De cette situation de plus en plus compliquée au quotidien découle une chute des revenus pour les agriculteurs, noyés sous les tâches administratives qui leur font perdre des heures précieuses qu’il pourraient passer au champ ou à l’étable. Cette situation précaire et stressante est exacerbée par l’inflation qui a fait exploser les prix des matières premières. “Cette précarité rend le secteur vraiment peu attractif, alors que l’un des plus grands défis pour l’Europe est le renouvellement des générations”, déplore Marianne Streel. Elle revendique que le budget de la PAC, grignoté par l’inflation, soit indexé.
La confiance envers les compétences des autorités publiques, qui ne vivent pas notre métier et dictent les règles du jeu, est fortement remise en question.
Cédric Delveaux, agriculteur dans le Brabant wallon
Une réalité de terrain que nous confirme Cédric Delveaux, agriculteur-éleveur dans le Brabant wallon, pris en tenaille entre le respect de l’écologie et les contraintes économiques: “Cela devient pénible. Nous sommes les plus contrôlés, audités, brevetés au monde avec une efficacité culturale et une qualité de productions normées sans pareil. On privilégie les importations et on nous prend encore 4% de notre superficie agricole en dehors des prairies pour laisser place à la biodiversité. Cela, sans aucune compensation alors qu’on a déjà perdu de nombreux subsides au cours des années.” L’agriculteur nous explique vouloir retrouver “sa liberté d’’exploiter”. “On a besoin d’une certaine stabilité en agriculture, une vision à plus long terme. La confiance envers les compétences des autorités publiques, qui ne vivent pas notre métier et dictent les règles du jeu, est fortement remise en question.”

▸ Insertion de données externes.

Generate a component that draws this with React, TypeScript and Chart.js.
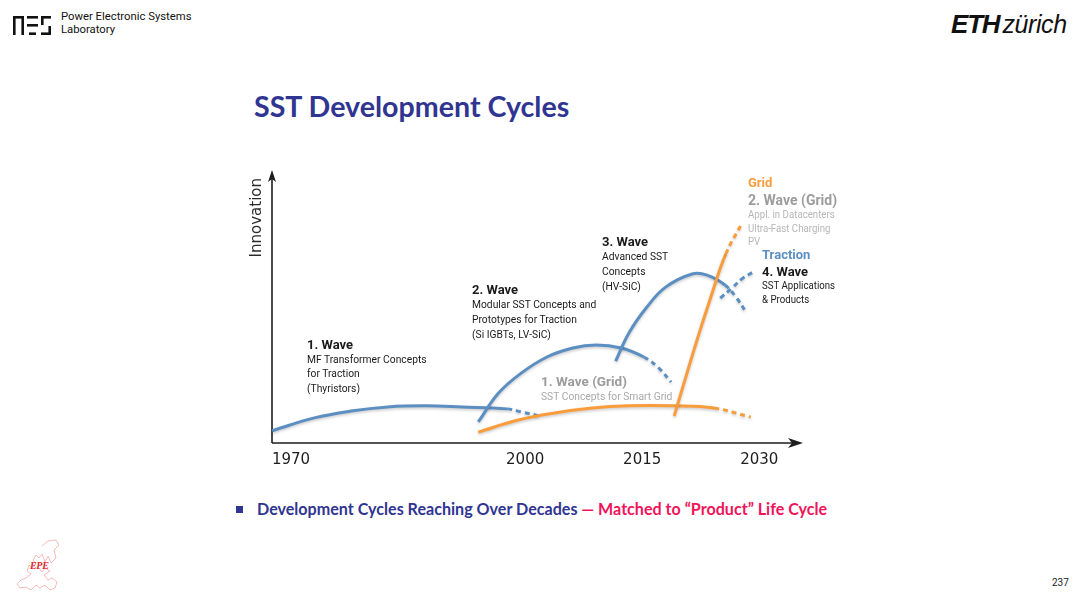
import React, { useEffect, useRef } from 'react';
import { Chart, registerables } from 'chart.js';

Chart.register(...registerables);

// ---------- data ----------
const xTickValues = [1970, 2000, 2015, 2030];
const xTickLabels = ['1970', '2000', '2015', '2030'];

// Traction waves (blue)
const trac1X = [1967.6, 1973.0, 1977.7, 1982.4, 1987.2, 1991.9, 1997.7, 1999.5, 2001.9];
const trac1Y = [4.5, 9.2, 11.7, 13.2, 13.6, 13.2, 12.5, 11.4, 9.9];
const trac1DashFrom = 6;

const trac2X = [1994.0, 1996.6, 1999.5, 2002.8, 2006.1, 2009.1, 2012.3, 2015.2, 2017.1, 2018.7];
const trac2Y = [7.7, 18.3, 25.6, 31.5, 34.8, 35.9, 34.8, 31.5, 27.5, 22.3];
const trac2DashFrom = 7;

const trac3X = [2011.6, 2013.3, 2015.6, 2018.0, 2021.4, 2023.3, 2025.6, 2027.0, 2028.3];
const trac3Y = [30.0, 40.3, 49.8, 57.1, 61.9, 61.5, 57.9, 53.5, 48.0];
const trac3DashFrom = 6;

const trac4X = [2025.0, 2026.5, 2027.9, 2029.2];
const trac4Y = [53.1, 56.8, 60.4, 62.6];
const trac4DashFrom = 0;

// Grid waves (orange)
const grid1X = [1994.0, 1999.1, 2003.8, 2008.6, 2013.3, 2018.9, 2024.2, 2028.9];
const grid1Y = [4.0, 8.4, 11.0, 12.8, 13.6, 13.6, 12.8, 9.5];
const grid1DashFrom = 6;

const grid2X = [2019.1, 2021.9, 2023.8, 2025.7, 2027.8];
const grid2Y = [9.9, 36.6, 53.5, 69.2, 80.6];
const grid2DashFrom = 3;

const Y_ARROW = 100;

const BLUE = '#5b8fc2';
const ORANGE = '#f89c3c';
const AXIS = '#1e1e1e';
const NAVY = '#2f3591';

const toPoints = (xs: number[], ys: number[]) => xs.map((x, i) => ({ x, y: ys[i] }));

const makeSet = (xs: number[], ys: number[], dashFrom: number, color: string) => ({
  data: toPoints(xs, ys),
  borderColor: color,
  borderWidth: 3,
  pointRadius: 0,
  tension: 0.4,
  fill: false,
  clip: false as any,
  borderCapStyle: 'butt' as const,
  segment: {
    borderDash: (ctx: any) => (ctx.p0DataIndex >= dashFrom ? [5, 4] : undefined),
  },
});

const axesPlugin = {
  id: 'axesArrows',
  beforeDatasetsDraw(chart: any) {
    const { ctx, chartArea } = chart;
    const { left, right, bottom } = chartArea;
    const top = chart.scales.y.getPixelForValue(Y_ARROW);
    ctx.save();
    ctx.strokeStyle = AXIS;
    ctx.fillStyle = AXIS;
    ctx.lineWidth = 1.6;
    ctx.beginPath();
    ctx.moveTo(left, bottom);
    ctx.lineTo(right - 8, bottom);
    ctx.moveTo(left, bottom);
    ctx.lineTo(left, top + 8);
    ctx.stroke();
    ctx.beginPath();
    ctx.moveTo(right, bottom);
    ctx.lineTo(right - 15, bottom - 5);
    ctx.lineTo(right - 11, bottom);
    ctx.lineTo(right - 15, bottom + 5);
    ctx.closePath();
    ctx.fill();
    ctx.beginPath();
    ctx.moveTo(left, top);
    ctx.lineTo(left - 4, top + 12);
    ctx.lineTo(left, top + 9);
    ctx.lineTo(left + 4, top + 12);
    ctx.closePath();
    ctx.fill();
    ctx.restore();
    ctx.save();
    ctx.shadowColor = 'rgba(0,0,0,0.22)';
    ctx.shadowBlur = 3;
    ctx.shadowOffsetY = 1.5;
  },
  afterDatasetsDraw(chart: any) {
    chart.ctx.restore();
  },
};

function WaveChart() {
  const ref = useRef<HTMLCanvasElement>(null);
  useEffect(() => {
    const canvas = ref.current!;
    const chart = new Chart(canvas, {
      type: 'line',
      data: {
        datasets: [
          makeSet(grid2X, grid2Y, grid2DashFrom, ORANGE),
          makeSet(trac4X, trac4Y, trac4DashFrom, BLUE),
          makeSet(grid1X, grid1Y, grid1DashFrom, ORANGE),
          makeSet(trac3X, trac3Y, trac3DashFrom, BLUE),
          makeSet(trac2X, trac2Y, trac2DashFrom, BLUE),
          makeSet(trac1X, trac1Y, trac1DashFrom, BLUE),
        ] as any,
      },
      options: {
        animation: false,
        responsive: true,
        maintainAspectRatio: false,
        layout: { padding: { top: 18, right: 17, left: 0, bottom: 0 } },
        plugins: { legend: { display: false }, tooltip: { enabled: false } },
        scales: {
          x: {
            type: 'linear',
            min: 1967.57,
            max: 2035.6,
            grid: { display: false, drawTicks: false },
            border: { display: false },
            afterBuildTicks: (s: any) => {
              s.ticks = xTickValues.map((v) => ({ value: v }));
            },
            afterFit: (s: any) => {
              s.height = 37;
            },
            ticks: {
              autoSkip: false,
              maxRotation: 0,
              padding: 8,
              color: '#1e1e1e',
              font: { family: '"DejaVu Sans", sans-serif', size: 15 },
              callback: (_v: any, i: number) => xTickLabels[i],
            },
          },
          y: {
            type: 'linear',
            min: 0,
            max: 97.07,
            grid: { display: false, drawTicks: false },
            border: { display: false },
            ticks: { display: false },
            afterFit: (s: any) => {
              s.width = 32;
            },
            title: {
              display: true,
              text: 'Innovation',
              align: 'end',
              color: '#2a2a2a',
              font: { family: '"DejaVu Sans", sans-serif', size: 15 },
              padding: { top: 8, bottom: 0 },
            },
          },
        },
      } as any,
      plugins: [axesPlugin],
    });
    return () => chart.destroy();
  }, []);
  return <canvas ref={ref} />;
}

type Lbl = {
  x: number;
  y: number;
  text: string;
  size: number;
  color: string;
  bold?: boolean;
  sx?: number;
};

const BLACK = '#1a1a1a';
const GREY_H = '#9c9c9c';
const GREY_T = '#a9a9a9';
const GREY_L = '#b6b6b6';
const SUB = 11.7;
const SX = 0.88;

const labels: Lbl[] = [
  { x: 307, y: 344, text: '1. Wave', size: 13, color: BLACK, bold: true },
  { x: 307, y: 359, text: 'MF Transformer Concepts', size: SUB, color: BLACK, sx: SX },
  { x: 307, y: 373.5, text: 'for Traction', size: SUB, color: BLACK, sx: SX },
  { x: 307, y: 388, text: '(Thyristors)', size: SUB, color: BLACK, sx: SX },

  { x: 472, y: 289, text: '2. Wave', size: 13, color: BLACK, bold: true },
  { x: 472, y: 304, text: 'Modular SST Concepts and', size: SUB, color: BLACK, sx: SX },
  { x: 472, y: 319, text: 'Prototypes for Traction', size: SUB, color: BLACK, sx: SX },
  { x: 472, y: 334, text: '(Si IGBTs, LV-SiC)', size: SUB, color: BLACK, sx: SX },

  { x: 602, y: 241, text: '3. Wave', size: 13, color: BLACK, bold: true },
  { x: 602, y: 256, text: 'Advanced SST', size: SUB, color: BLACK, sx: SX },
  { x: 602, y: 271, text: 'Concepts', size: SUB, color: BLACK, sx: SX },
  { x: 602, y: 286, text: '(HV-SiC)', size: SUB, color: BLACK, sx: SX },

  { x: 541, y: 381, text: '1. Wave (Grid)', size: 13.5, color: GREY_H, bold: true },
  { x: 541, y: 396, text: 'SST Concepts for Smart Grid', size: SUB, color: GREY_T, sx: SX },

  { x: 748, y: 182, text: 'Grid', size: 13, color: ORANGE, bold: true },
  { x: 748, y: 200, text: '2. Wave (Grid)', size: 14, color: GREY_H, bold: true },
  { x: 748, y: 215, text: 'Appl. in Datacenters', size: 11, color: GREY_L, sx: SX },
  { x: 748, y: 229, text: 'Ultra-Fast Charging', size: 11, color: GREY_L, sx: SX },
  { x: 748, y: 242, text: 'PV', size: 11, color: GREY_L, sx: SX },

  { x: 762, y: 254, text: 'Traction', size: 13, color: BLUE, bold: true },
  { x: 762, y: 271, text: '4. Wave', size: 13, color: BLACK, bold: true },
  { x: 762, y: 286, text: 'SST Applications', size: 11, color: BLACK, sx: SX },
  { x: 762, y: 300, text: '& Products', size: 11, color: BLACK, sx: SX },
];

function Label({ x, y, text, size, color, bold, sx = 1 }: Lbl) {
  const lh = Math.round(size * 1.3);
  return (
    <div
      style={{
        position: 'absolute',
        left: x,
        top: y - lh / 2,
        fontSize: size,
        lineHeight: `${lh}px`,
        color,
        fontWeight: bold ? 700 : 400,
        fontFamily: 'Roboto, sans-serif',
        whiteSpace: 'nowrap',
        transform: sx !== 1 ? `scaleX(${sx})` : undefined,
        transformOrigin: '0 50%',
      }}
    >
      {text}
    </div>
  );
}

function PesLogo() {
  const c = '#111';
  return (
    <svg width={40} height={22} style={{ position: 'absolute', left: 12, top: 14 }}>
      <rect x={1} y={2} width={11} height={2.6} fill={c} />
      <rect x={1} y={2} width={2.6} height={19} fill={c} />
      <rect x={9.4} y={2} width={2.6} height={19} fill={c} />
      <rect x={15} y={2} width={11} height={2.6} fill={c} />
      <rect x={15} y={10} width={11} height={2.6} fill={c} />
      <rect x={17} y={18.4} width={7} height={2.6} fill={c} />
      <rect x={29} y={2} width={10} height={2.6} fill={c} />
      <rect x={29} y={2} width={2.6} height={9} fill={c} />
      <rect x={36.4} y={12} width={2.6} height={9} fill={c} />
      <rect x={29} y={18.4} width={10} height={2.6} fill={c} />
    </svg>
  );
}

function EpeLogo() {
  return (
    <div style={{ position: 'absolute', left: 12, top: 538, width: 50, height: 56 }}>
      <svg width={50} height={56} style={{ position: 'absolute', left: 0, top: 0 }}>
        <polyline
          points="30,8 36,3 44,2 47,7 42,12 44,20 39,25 36,18 33,24 30,16 27,20 24,17 21,22 24,26 20,30 17,27 15,33 19,36 14,40 9,42 5,46 8,50 14,49 19,52 24,47 28,50 33,47 38,52 43,50 45,44 40,40 36,42 32,37 38,33 33,30 30,34 27,30"
          fill="none"
          stroke="#f4a8a8"
          strokeWidth={0.8}
        />
      </svg>
      <div
        style={{
          position: 'absolute',
          left: 18,
          top: 22,
          fontFamily: 'Liberation Serif, serif',
          fontStyle: 'italic',
          fontWeight: 700,
          fontSize: 10,
          color: '#e0242c',
          letterSpacing: -0.3,
        }}
      >
        EPE
      </div>
    </div>
  );
}

export default function App() {
  return (
    <div
      style={{
        position: 'fixed',
        left: 0,
        top: 0,
        width: 1080,
        height: 596,
        background: '#fff',
        overflow: 'hidden',
        fontFamily: 'Roboto, sans-serif',
      }}
    >
      <PesLogo />
      <div style={{ position: 'absolute', left: 61, top: 11, fontSize: 11.3, lineHeight: '12.5px', color: '#111' }}>
        Power Electronic Systems
        <br />
        Laboratory
      </div>

      <div
        style={{
          position: 'absolute',
          left: 951,
          top: 9,
          fontFamily: '"Liberation Sans", Arial, sans-serif',
          fontSize: 26,
          lineHeight: '31px',
          fontStyle: 'italic',
          color: '#111',
          whiteSpace: 'nowrap',
        }}
      >
        <span style={{ fontWeight: 700, letterSpacing: -1.2 }}>ETH</span>
        <span style={{ fontWeight: 400, marginLeft: 3, fontSize: 25, letterSpacing: -0.4 }}>zürich</span>
      </div>

      <div
        style={{
          position: 'absolute',
          left: 254,
          top: 89,
          fontFamily: 'Lato, sans-serif',
          fontWeight: 700,
          fontSize: 28.6,
          lineHeight: '35px',
          color: NAVY,
          whiteSpace: 'nowrap',
        }}
      >
        SST Development Cycles
      </div>

      <div style={{ position: 'absolute', left: 240, top: 160, width: 580, height: 320 }}>
        <WaveChart />
      </div>

      {labels.map((l, i) => (
        <Label key={i} {...l} />
      ))}

      <div style={{ position: 'absolute', left: 236, top: 506, width: 7, height: 7, background: NAVY }} />
      <div
        style={{
          position: 'absolute',
          left: 257,
          top: 499,
          fontFamily: 'Lato, sans-serif',
          fontWeight: 700,
          fontSize: 16.1,
          lineHeight: '20px',
          whiteSpace: 'nowrap',
        }}
      >
        <span style={{ color: NAVY }}>Development Cycles Reaching Over Decades</span>
        <span style={{ color: '#f0145a' }}> — Matched to “Product” Life Cycle</span>
      </div>

      <EpeLogo />

      <div style={{ position: 'absolute', left: 1052, top: 576, fontSize: 10, lineHeight: '14px', color: '#222' }}>237</div>
    </div>
  );
}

Pour désamorcer la grogne, la présidente de la Commission européenne, Ursula von der Leyen, a lancé un “dialogue stratégique sur l’avenir de l’agriculture de l’UE”. L’initiative qui réunit tous les acteurs de la filière alimentaire est nécessaire, mais vu l’ampleur de la contestation actuelle du secteur, elle arrive sans doute trop tard.